Apparently contrary reports put out by Reuters this week at least agree that a slight increase in aluminum consumption is largely due to higher automotive production. The first report focuses on US imports of primary aluminum in May. Data from the US ITC showed imports grew 26% to 215,876 tons. This builds on an increase for the first five months of the year up 51% from the same period in 2008 to 912,963 tons. A typical US vehicle uses 326 lbs of aluminum but percentage content is rising and so, finally, are numbers. Barclays Capital is reported as saying they expect production to be up 1 million more vehicles in the third quarter from the one just gone. Here the assertion that the rise in aluminum imports is due to car production begins to breakdown. Car production was flat in the first six months so automotive couldn’t have pulled in imports. Furthermore, even if production does pick up by a million units in the third quarter it will add only 150,000 tons to demand, significant but barely more than half May’s increase.
The report went on to state that stocks at LME warehouses should ease as a result of US imports and an uptick in car production. We don’t see that anytime soon. Some 1.5-2.0 m tons of primary capacity has been brought back on stream in recent months and though China has remained a net importer so far it has to do no more than become self sufficient for world stocks to rise again.

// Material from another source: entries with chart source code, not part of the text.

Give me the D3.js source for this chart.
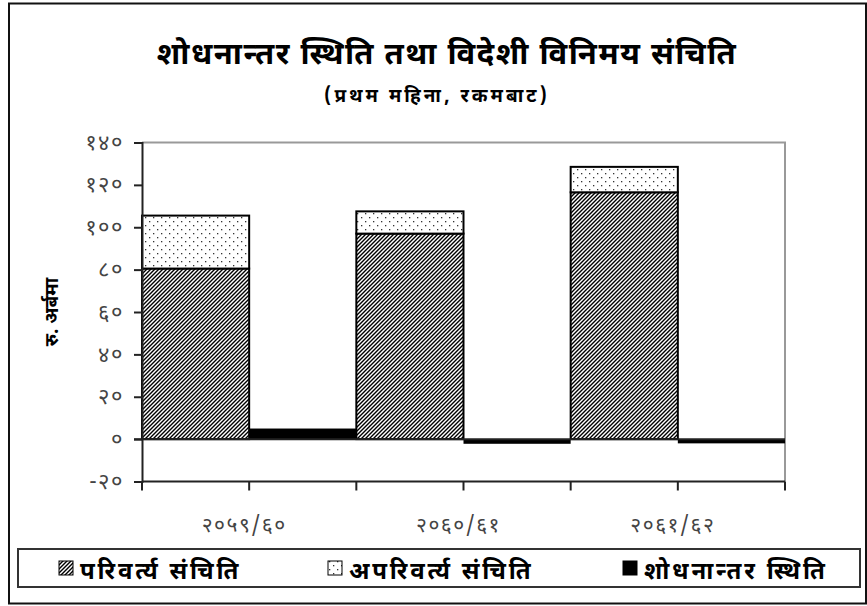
<!DOCTYPE html>
<html><head><meta charset="utf-8">
<script src="https://cdn.jsdelivr.net/npm/d3@7"></script>
<style>
html,body{margin:0;padding:0;background:#fff;}
svg text{font-family:"Noto Sans Devanagari","Lohit Devanagari","Noto Sans",sans-serif;}
</style></head>
<body><svg id="c" width="867" height="606"></svg>
<script>
const categories = ['२०५९/६०', '२०६०/६१', '२०६१/६२'];
const convertible = [80.5, 97, 116.5];
const nonConvertible = [25, 10.5, 12];
const bopPosition = [5, -2.2, -2];
const yTicks = [-20, 0, 20, 40, 60, 80, 100, 120, 140];
const seriesNames = ['परिवर्त्य संचिति', 'अपरिवर्त्य संचिति', 'शोधनान्तर स्थिति'];
const titleText = 'शोधनान्तर स्थिति तथा विदेशी विनिमय संचिति';
const subtitleText = '(प्रथम महिना, रकमबाट)';
const yLabel = 'रु. अर्बमा';

(function(){
const devDigits = '०१२३४५६७८९';
const toDev = n => String(n).replace(/\d/g, d => devDigits[+d]);

const svg = d3.select('#c');
const defs = svg.append('defs');
const hatch = defs.append('pattern').attr('id','hatch').attr('patternUnits','userSpaceOnUse')
  .attr('width',4).attr('height',4);
hatch.append('rect').attr('width',4).attr('height',4).attr('fill','#fff');
hatch.append('path').attr('d','M-1,1 l2,-2 M0,4 l4,-4 M3,5 l2,-2').attr('stroke','#000').attr('stroke-width',1.4);
const dots = defs.append('pattern').attr('id','dots').attr('patternUnits','userSpaceOnUse')
  .attr('width',8).attr('height',8);
dots.append('rect').attr('width',8).attr('height',8).attr('fill','#fff');
dots.append('rect').attr('x',1).attr('y',1).attr('width',1.3).attr('height',1.3).attr('fill','#333');
dots.append('rect').attr('x',5).attr('y',5).attr('width',1.3).attr('height',1.3).attr('fill','#333');

svg.append('rect').attr('x',9).attr('y',3.5).attr('width',857).attr('height',600)
  .attr('fill','none').attr('stroke','#111').attr('stroke-width',2);

svg.append('text').attr('x',447).attr('y',64).attr('text-anchor','middle')
  .attr('font-size',31).attr('font-weight','bold').attr('letter-spacing',1.5).text(titleText);
svg.append('text').attr('x',437).attr('y',102).attr('text-anchor','middle')
  .attr('font-size',19).attr('font-weight','bold').attr('letter-spacing',3).text(subtitleText);

const pL = 142, pR = 785, pT = 142.5, pB = 481.5;
const y = d3.scaleLinear().domain([-20, 140]).range([pB, pT]);
const x = d3.scaleBand().domain(categories).range([pL, pR]).padding(0);
const xs = d3.scaleBand().domain(['stack','bop']).range([0, x.bandwidth()]).padding(0);

svg.append('path').attr('d',`M${pL},${pT}H${pR}V${pB}`).attr('fill','none')
  .attr('stroke','#999').attr('stroke-width',2);

const g = svg.append('g');
categories.forEach((c, i) => {
  const x0 = x(c) + xs('stack'), w = xs.bandwidth();
  g.append('rect').attr('x',x0).attr('y',y(convertible[i])).attr('width',w)
    .attr('height',y(0)-y(convertible[i])).attr('fill','url(#hatch)').attr('stroke','#000').attr('stroke-width',2);
  const tot = convertible[i] + nonConvertible[i];
  g.append('rect').attr('x',x0).attr('y',y(tot)).attr('width',w)
    .attr('height',y(convertible[i])-y(tot)).attr('fill','url(#dots)').attr('stroke','#000').attr('stroke-width',2);
  const xb = x(c) + xs('bop'), v = bopPosition[i];
  g.append('rect').attr('x',xb).attr('y',Math.min(y(v),y(0))).attr('width',xs.bandwidth())
    .attr('height',Math.abs(y(v)-y(0))).attr('fill','#000');
});

const yAxis = d3.axisLeft(y).tickValues(yTicks).tickSize(8).tickPadding(10).tickFormat(toDev);
const ya = svg.append('g').attr('transform',`translate(${pL},0)`).call(yAxis);
ya.select('.domain').attr('stroke','#222').attr('stroke-width',2);
ya.selectAll('.tick line').attr('stroke','#222').attr('stroke-width',2);
ya.selectAll('.tick text').attr('font-size',22).attr('fill','#444').attr('letter-spacing',1.5);

svg.append('line').attr('x1',pL-8).attr('x2',pR).attr('y1',y(0)).attr('y2',y(0))
  .attr('stroke','#222').attr('stroke-width',2);

const xAxisG = svg.append('g').attr('transform',`translate(0,${pB})`);
xAxisG.append('line').attr('x1',pL).attr('x2',pR).attr('stroke','#222').attr('stroke-width',2);
const tickXs = [];
categories.forEach(c => { tickXs.push(x(c)); tickXs.push(x(c)+xs('bop')); });
tickXs.push(pR);
xAxisG.selectAll('line.t').data(tickXs).join('line').attr('class','t')
  .attr('x1',d=>d).attr('x2',d=>d).attr('y1',0).attr('y2',9).attr('stroke','#222').attr('stroke-width',2);
xAxisG.selectAll('text.l').data(categories).join('text').attr('class','l')
  .attr('x',c => x(c)+xs('bop')-5).attr('y',50).attr('text-anchor','middle')
  .attr('font-size',21).attr('fill','#444').attr('letter-spacing',1.5).text(d=>d);

svg.append('text').attr('transform','translate(58,312) rotate(-90)').attr('text-anchor','middle')
  .attr('font-size',19).attr('font-weight','bold').text(yLabel);

svg.append('rect').attr('x',18).attr('y',549).attr('width',842).attr('height',38)
  .attr('fill','none').attr('stroke','#333').attr('stroke-width',2);
const legX = [59, 328, 623];
const fills = ['url(#hatch)','url(#dots)','#000'];
seriesNames.forEach((n, i) => {
  svg.append('rect').attr('x',legX[i]).attr('y',561).attr('width',14).attr('height',14)
    .attr('fill',fills[i]).attr('stroke','#000').attr('stroke-width',1);
  svg.append('text').attr('x',legX[i]+21).attr('y',579).attr('font-size',24).attr('font-weight','bold')
    .attr('letter-spacing',2.8).text(n);
});
})();
</script></body></html>
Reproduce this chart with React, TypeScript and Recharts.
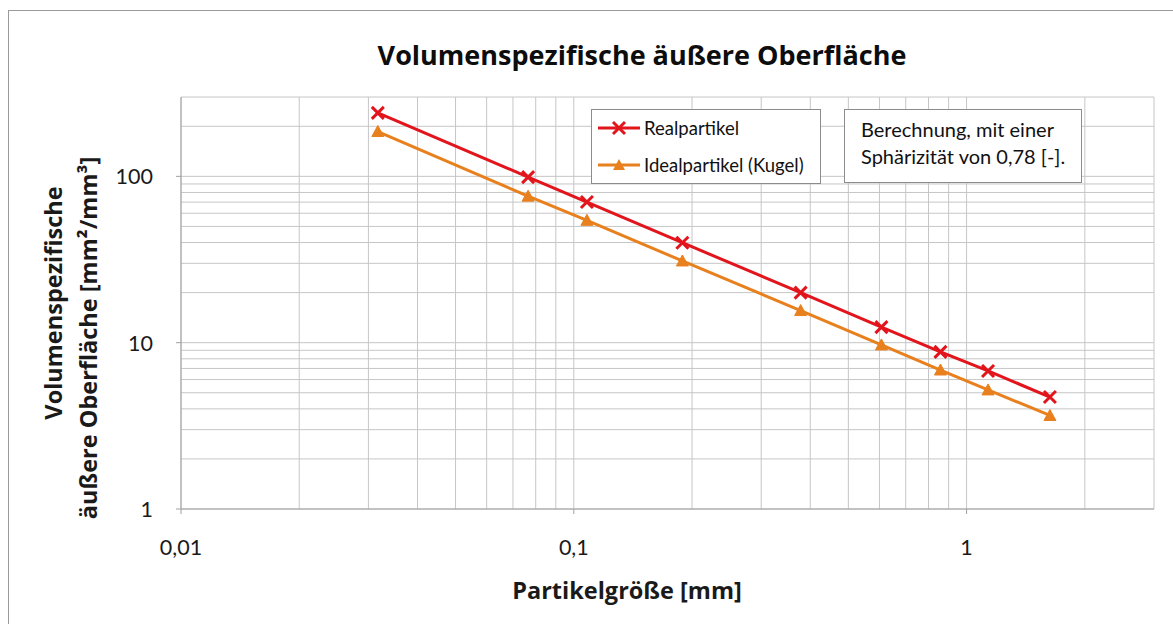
import { LineChart, Line, XAxis, YAxis, CartesianGrid, Legend } from "recharts";

// Partikelgröße [mm] und volumenspezifische Oberfläche [mm²/mm³]
const partikelgroesse = [0.0317, 0.0765, 0.108, 0.189, 0.378, 0.607, 0.858, 1.134, 1.63];
const realpartikel = [241, 99, 70.1, 39.9, 20.0, 12.4, 8.8, 6.76, 4.71];
const idealpartikel = [186, 76, 54.4, 31.0, 15.6, 9.7, 6.85, 5.2, 3.65];

const xTicks = [
  0.01, 0.02, 0.03, 0.04, 0.05, 0.06, 0.07, 0.08, 0.09,
  0.1, 0.2, 0.3, 0.4, 0.5, 0.6, 0.7, 0.8, 0.9,
  1, 2, 3,
];
const yTicks = [1, 2, 3, 4, 5, 6, 7, 8, 9, 10, 20, 30, 40, 50, 60, 70, 80, 90, 100, 200, 300];
const xMajor = [0.01, 0.1, 1];
const yMajor = [1, 10, 100];

const RED = "#e2141c";
const ORANGE = "#e8801e";
const FONT = "Lato, 'Open Sans', sans-serif";
const BOLD_FONT = "'Open Sans', Lato, sans-serif";

const data = partikelgroesse.map((x, i) => ({
  x,
  real: realpartikel[i],
  ideal: idealpartikel[i],
}));

const fmt = (v: number) => String(v).replace(".", ",");

const XTick = (props: any) => {
  const { x, y, payload } = props;
  if (!xMajor.includes(payload.value)) return <g />;
  return (
    <g>
      <line x1={x} x2={x} y1={y} y2={y + 5} stroke="#a0a0a0" />
      <text x={x} y={y + 46} textAnchor="middle" fontFamily={FONT} fontSize={21.5} fill="#1a1a1a">
        {fmt(payload.value)}
      </text>
    </g>
  );
};

const YTick = (props: any) => {
  const { x, y, payload } = props;
  if (!yMajor.includes(payload.value)) return <g />;
  return (
    <g>
      <line x1={x - 5} x2={x} y1={y} y2={y} stroke="#a0a0a0" />
      <text x={x - 28} y={y + 8} textAnchor="end" fontFamily={FONT} fontSize={21.5} fill="#1a1a1a">
        {fmt(payload.value)}
      </text>
    </g>
  );
};

const CrossDot = (props: any) => {
  const { cx, cy, index } = props;
  const r = 6;
  return (
    <path
      key={"c" + index}
      d={`M${cx - r},${cy - r}L${cx + r},${cy + r}M${cx - r},${cy + r}L${cx + r},${cy - r}`}
      stroke={RED}
      strokeWidth={3}
      fill="none"
    />
  );
};

const TriangleDot = (props: any) => {
  const { cx, cy, index } = props;
  return (
    <path
      key={"t" + index}
      d={`M${cx},${cy - 6}L${cx + 6},${cy + 5}L${cx - 6},${cy + 5}Z`}
      fill={ORANGE}
      stroke={ORANGE}
      strokeWidth={1}
    />
  );
};

const renderLegend = () => (
  <div
    style={{
      width: 228,
      height: 73,
      border: "1px solid #8c8c8c",
      background: "#fff",
      fontFamily: FONT,
      fontSize: 18.5,
      color: "#111",
      boxSizing: "content-box",
    }}
  >
    {[
      { name: "Realpartikel", color: RED, kind: "cross" },
      { name: "Idealpartikel (Kugel)", color: ORANGE, kind: "tri" },
    ].map((e, i) => (
      <div key={e.name} style={{ position: "absolute", left: 6, top: i === 0 ? 8 : 45, display: "flex", alignItems: "center", height: 22 }}>
        <svg width={44} height={16} style={{ marginRight: 3 }}>
          <line x1={1} x2={43} y1={8} y2={8} stroke={e.color} strokeWidth={3} />
          {e.kind === "cross" ? (
            <path d="M16,2L28,14M16,14L28,2" stroke={e.color} strokeWidth={3} />
          ) : (
            <path d="M22,2L28,13L16,13Z" fill={e.color} />
          )}
        </svg>
        <span>{e.name}</span>
      </div>
    ))}
  </div>
);

export default function App() {
  return (
    <div style={{ position: "absolute", left: 0, top: 0, width: 1173, height: 624, background: "#fff", overflow: "hidden" }}>
      <div
        style={{
          position: "absolute",
          left: 8,
          top: 10,
          width: 1200,
          height: 700,
          borderTop: "1px solid #9a9a9a",
          borderLeft: "1px solid #9a9a9a",
        }}
      />
      <div style={{ position: "absolute", left: 0, top: 0 }}>
        <LineChart width={1173} height={624} data={data} margin={{ top: 97, right: 19, bottom: 75, left: 121 }}>
          <CartesianGrid stroke="#c6c6c6" strokeWidth={1} />
          <XAxis
            dataKey="x"
            type="number"
            scale="log"
            domain={[0.01, 3]}
            allowDataOverflow
            ticks={xTicks}
            interval={0}
            height={40}
            tickSize={0}
            tickMargin={0}
            tickLine={false}
            axisLine={{ stroke: "#a0a0a0" }}
            tick={<XTick />}
          />
          <YAxis
            type="number"
            scale="log"
            domain={[1, 300]}
            allowDataOverflow
            ticks={yTicks}
            interval={0}
            width={60}
            tickSize={0}
            tickMargin={0}
            tickLine={false}
            axisLine={{ stroke: "#a0a0a0" }}
            tick={<YTick />}
          />
          <Line
            dataKey="real"
            name="Realpartikel"
            type="linear"
            stroke={RED}
            strokeWidth={3}
            dot={CrossDot}
            activeDot={false}
            isAnimationActive={false}
          />
          <Line
            dataKey="ideal"
            name="Idealpartikel (Kugel)"
            type="linear"
            stroke={ORANGE}
            strokeWidth={3}
            dot={TriangleDot}
            activeDot={false}
            isAnimationActive={false}
          />
          <Legend
            layout="vertical"
            align="center"
            verticalAlign="middle"
            wrapperStyle={{ left: 591, top: 109, width: 230, height: 75 }}
            content={renderLegend}
          />
        </LineChart>
      </div>
      <div
        style={{
          position: "absolute",
          left: 844,
          top: 109,
          width: 238,
          height: 74,
          border: "1px solid #8c8c8c",
          background: "#fff",
          fontFamily: FONT,
          fontSize: 20,
          color: "#111",
          lineHeight: "27px",
          padding: "6px 0 0 16px",
          boxSizing: "border-box",
        }}
      >
        Berechnung, mit einer
        <br />
        Sphärizität von 0,78 [-].
      </div>
      <svg width={1173} height={624} style={{ position: "absolute", left: 0, top: 0, pointerEvents: "none" }}>
        <text x={642} y={65} textAnchor="middle" fontFamily={BOLD_FONT} fontWeight={700} fontSize={27} fill="#0d0d0d">
          Volumenspezifische äußere Oberfläche
        </text>
        <text x={627} y={599} textAnchor="middle" fontFamily={BOLD_FONT} fontWeight={700} fontSize={23.5} fill="#1a1a1a">
          Partikelgröße [mm]
        </text>
        <text x={62} y={303} transform="rotate(-90 62 303)" textAnchor="middle" fontFamily={BOLD_FONT} fontWeight={700} fontSize={23.5} fill="#1a1a1a">
          Volumenspezifische
        </text>
        <text x={97} y={338} transform="rotate(-90 97 338)" textAnchor="middle" fontFamily={BOLD_FONT} fontWeight={700} fontSize={23.5} fill="#1a1a1a">
          äußere Oberfläche [mm²/mm³]
        </text>
      </svg>
    </div>
  );
}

The conflict with the second article is that though the first points out that primary metal demand in Japan has been falling, the second article explores how Chinese aluminum alloy exports are up. And, chiefly to meet a rise in Japanese buying from the automotive sector. Aluminum alloys are principally used in die castings and the automotive sector is a big user so in the case of Japan it certainly does seem as if the automotive market is driving demand. The Japanese market like those of many European countries, and shortly the US, is being driven by a short term stimulus package to replace older cars with newer more fuel efficient vehicles. Demand may therefore be temporary, as we have seen elsewhere sales drop off significantly when these temporary stimulus packages come to an end.
Interestingly, copper imports have not picked up in the US. In fact, May’s imports were lower than the previous month. If telecommunications or house-building were the drivers for aluminum’s rise we would reasonably expect to see copper demand pick up in tandem. May be the aluminum mill closures in the US have finally put the market into sufficient deficit that only imports can meet demand, modest as it is.